Dec. 22 (Bloomberg) -- Rupert Murdoch’s News Corp.’s chance of winning regulatory approval to buy British Sky Broadcasting Group Plc got a boost after Conservative culture minister Jeremy Hunt was given responsibility for the review.
Business Secretary Vince Cable yesterday was stripped of the authority to decide whether the transaction gives News Corp. too much power after he was quoted as saying he had “declared war” on Murdoch. Prime Minister David Cameron transferred that responsibility to Hunt, who earlier this year said that the range of voices in the media won’t change following the deal.

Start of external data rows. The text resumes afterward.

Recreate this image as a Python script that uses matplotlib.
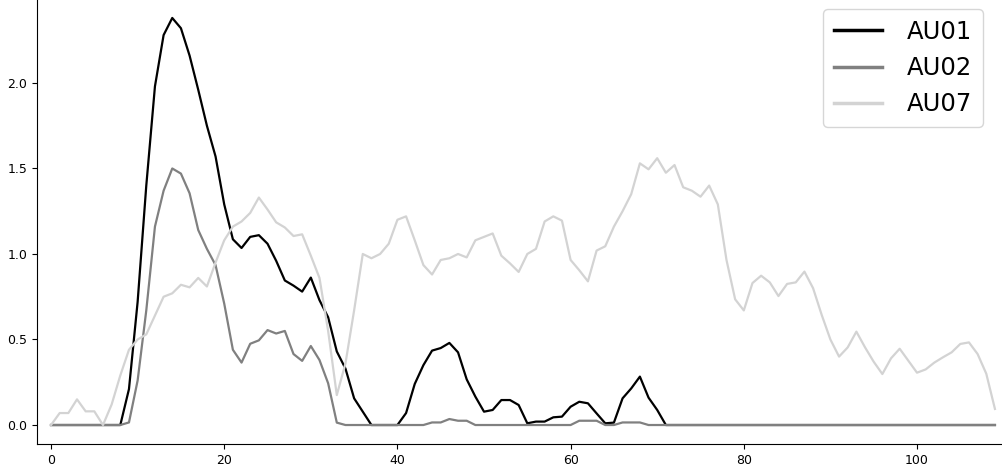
import numpy as np
import matplotlib.pyplot as plt

frames = np.arange(110)

au01 = [0, 0, 0, 0, 0, 0, 0, 0, 0, 0.21,
        0.72, 1.40, 1.98, 2.28, 2.38, 2.32, 2.16, 1.96, 1.75, 1.57,
        1.29, 1.086, 1.035, 1.10, 1.11, 1.06, 0.96, 0.845, 0.815, 0.78,
        0.862, 0.73, 0.63, 0.43, 0.33, 0.156, 0.078, 0, 0, 0,
        0, 0.07, 0.24, 0.35, 0.435, 0.45, 0.48, 0.425, 0.267, 0.166,
        0.078, 0.088, 0.146, 0.146, 0.117, 0.01, 0.02, 0.02, 0.045, 0.049,
        0.107, 0.136, 0.127, 0.068, 0.01, 0.014, 0.156, 0.214, 0.283, 0.16,
        0.088, 0, 0, 0, 0, 0, 0, 0, 0, 0,
        0, 0, 0, 0, 0, 0, 0, 0, 0, 0,
        0, 0, 0, 0, 0, 0, 0, 0, 0, 0,
        0, 0, 0, 0, 0, 0, 0, 0, 0, 0]

au02 = [0, 0, 0, 0, 0, 0, 0, 0, 0, 0.015,
        0.26, 0.67, 1.16, 1.37, 1.50, 1.47, 1.355, 1.14, 1.03, 0.935,
        0.71, 0.44, 0.365, 0.475, 0.495, 0.555, 0.535, 0.55, 0.415, 0.375,
        0.462, 0.38, 0.244, 0.014, 0, 0, 0, 0, 0, 0,
        0, 0, 0, 0, 0.015, 0.015, 0.035, 0.025, 0.025, 0,
        0, 0, 0, 0, 0, 0, 0, 0, 0, 0,
        0, 0.025, 0.025, 0.025, 0, 0, 0.015, 0.015, 0.015, 0,
        0, 0, 0, 0, 0, 0, 0, 0, 0, 0,
        0, 0, 0, 0, 0, 0, 0, 0, 0, 0,
        0, 0, 0, 0, 0, 0, 0, 0, 0, 0,
        0, 0, 0, 0, 0, 0, 0, 0, 0, 0]

au07 = [0, 0.07, 0.07, 0.15, 0.08, 0.08, 0, 0.12, 0.29, 0.44,
        0.50, 0.53, 0.64, 0.75, 0.77, 0.82, 0.805, 0.86, 0.81, 0.95,
        1.08, 1.16, 1.19, 1.24, 1.33, 1.26, 1.185, 1.155, 1.105, 1.115,
        0.99, 0.86, 0.55, 0.175, 0.36, 0.67, 1.00, 0.975, 1.00, 1.06,
        1.20, 1.22, 1.08, 0.935, 0.88, 0.965, 0.975, 1.00, 0.98, 1.08,
        1.10, 1.12, 0.99, 0.945, 0.895, 1.00, 1.03, 1.19, 1.22, 1.195,
        0.965, 0.905, 0.84, 1.02, 1.045, 1.16, 1.25, 1.35, 1.53, 1.495,
        1.56, 1.475, 1.52, 1.39, 1.37, 1.335, 1.40, 1.29, 0.965, 0.735,
        0.67, 0.83, 0.873, 0.834, 0.754, 0.825, 0.834, 0.897, 0.80, 0.643,
        0.50, 0.40, 0.454, 0.546, 0.454, 0.37, 0.298, 0.39, 0.446, 0.376,
        0.306, 0.325, 0.365, 0.396, 0.425, 0.474, 0.483, 0.415, 0.30, 0.094]

fig = plt.figure(figsize=(10.02, 4.70), dpi=100)
ax = fig.add_axes([37 / 1002, 26 / 470, 964 / 1002, 444 / 470])

ax.plot(frames, au01, color='black', lw=1.6, label='AU01')
ax.plot(frames, au02, color='gray', lw=1.6, label='AU02')
ax.plot(frames, au07, color='lightgray', lw=1.6, label='AU07')

ax.set_xlim(-1.62, 109.7)
ax.set_ylim(-0.111, 2.485)
ax.set_xticks([0, 20, 40, 60, 80, 100])
ax.set_yticks([0.0, 0.5, 1.0, 1.5, 2.0])
ax.tick_params(labelsize=9)
ax.spines['top'].set_visible(False)
ax.spines['right'].set_visible(False)

# legend box pinned to where it sits in the original
leg = ax.legend(loc='upper right', fontsize=17.5, borderaxespad=0,
                bbox_to_anchor=(983 / 1002, 461 / 470), bbox_transform=fig.transFigure,
                handlelength=2.0, handletextpad=1.0, borderpad=0.45)
for line in leg.get_lines():
    line.set_linewidth(2.5)

fig.savefig('out.png', dpi=100)
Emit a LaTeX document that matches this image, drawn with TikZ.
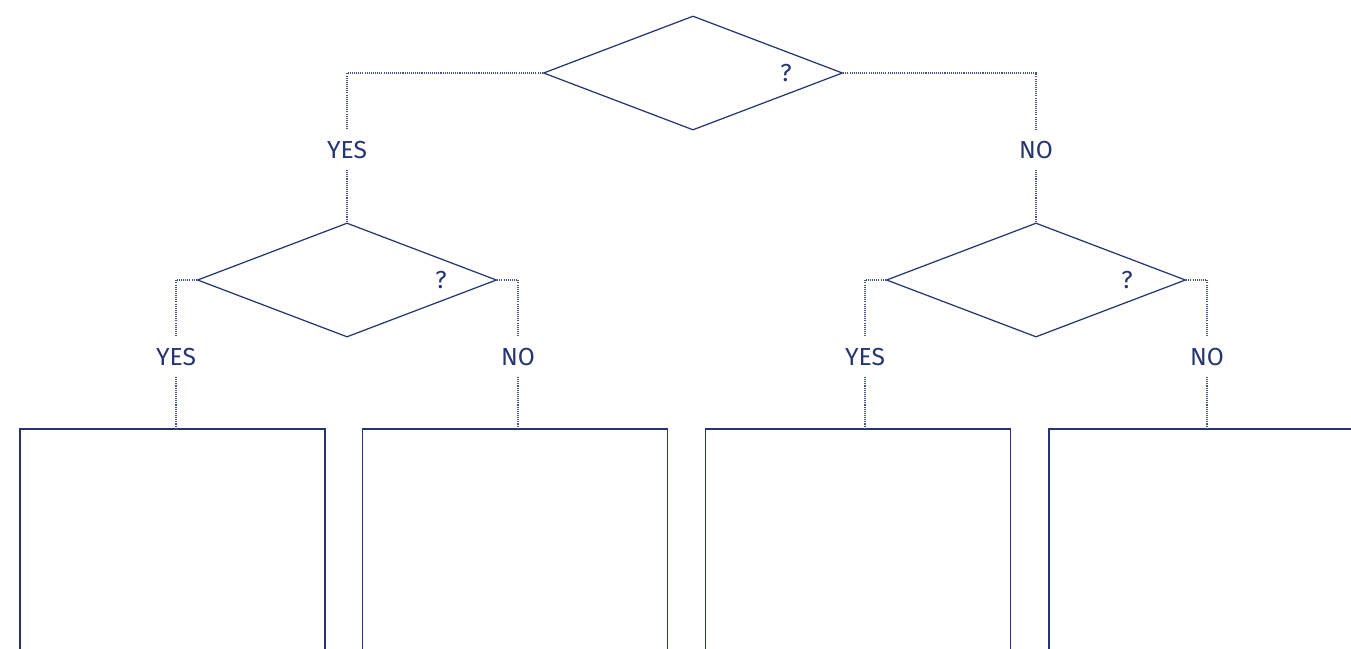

News Corp., the owner of four of the largest U.K. newspapers, in June offered 7.8 billion pounds ($12.1 billion) for the remaining 61 percent stake in BSkyB, the U.K.’s biggest pay-TV company. Media regulator Ofcom will report to the culture minister by Dec. 31 on how the deal might affect British media and whether to refer the case to the Competition Commission.
“The odds of a referral have decreased significantly,” said Conor O’Shea, an analyst at Kepler Capital Markets in Paris. “There’s a major perceived change in the way that Jeremy Hunt views things as opposed to Vince Cable.”
BSkyB shares rose 2 percent to 743 pence in London trading, the steepest gain since the offer was announced in June. BSkyB rejected News Corp.’s initial 700 pence a share offer as too low. The companies are seeking regulatory approval before a new offer is made. News Corp. won European Union approval for the proposed purchase yesterday.
News Corp. canceled a proposed 2011 advertising campaign designed to win support for the takeover, former Sky TV chairman Andrew Neil said today on Sky News. A spokeswoman for News Corp. declined to comment.
The likelihood of a deal going through after Cable’s “disastrous and very public implosion” increased to 90 percent from 66 percent, Investec Securities analyst Steve Liechti said today. Investec raised the target price for BSkyB’s stock to 793 pence from 700 pence.
“It does seem to me that News Corp do control Sky already,” Hunt said in an interview with the Financial Times after the bid was announced in June. “So it isn’t clear to me that in terms of media plurality there is a substantive change, but I don’t want to second guess what regulators might decide.”
The U.K. government decision may create a dilemma for the coalition of Cameron, whose Conservative Party was backed by Murdoch’s newspaper the Sun in Britain’s May general election. Cable, 67, is the No. 2 Liberal Democrat in Cameron’s Conservative-led coalition.
Ed Miliband, leader of the U.K.’s opposition Labour Party, said today he will write to Cabinet Secretary Gus O’Donnell to ask whether Hunt “is a fit and proper person to be making the decision” given his past comments about the BSkyB bid.
Murdoch “is trying to take over BSkyB, you probably know that,” Cable told Daily Telegraph reporters who posed as constituents without identifying themselves as journalists. “For the people who know what is happening, this is a big thing. His whole empire is now under attack.”
New York-based News Corp. said yesterday it was “shocked and dismayed” by the comments. Cable’s remarks “raise serious questions about fairness and due process,” company spokeswoman Miranda Higham said in a telephone interview.
The proposed deal prompted a letter signed by the owners of newspapers including the Daily Telegraph and the Guardian calling for the bid to be challenged by the U.K. government. The Church of England also opposed the bid.
Hunt, 44, is more in favor of business in the media and broadcasting market, Kepler’s O’Shea said. The culture minister, who has a degree in politics, philosophy and economics from Oxford University, also set up his own educational company that publishes guides and websites to find the right course or college.
In 2008, Hunt said in an interview with Broadcast magazine, published on his website, that “rather than worry about Rupert Murdoch owning another TV channel, what we should recognize is that he has probably done more to create variety and choice in British TV than any other single person because of his huge investment in setting up Sky TV.”
The culture and media department will follow Cable’s proposed timeline when deciding whether to refer the deal, according to a spokeswoman, who declined to be identified. Cable had said he will review Ofcom’s findings after lawmakers return to parliament on Jan. 10.
The uproar over Cable’s comments have bolstered News Corp.’s position, setting the stage for Murdoch’s company to claim that the Ofcom review was “tainted from the start,” said Frances Murphy, a lawyer who leads the antitrust group at Jones Day LLP in London.
“The U.K. government is now in an impossibly difficult position -- any block will look politically motivated and will be open to challenge,” Murphy said.
Cable’s demotion helped to make sure that the decision won’t be made on political grounds, said Michael Jeremy, an analyst at Daniel Stewart in London.
“The process has returned to its proper place,” Jeremy said. Cable’s comments made it more likely that Hunt’s actions will be “scrutinized for behavior which is shown to be unbiased.”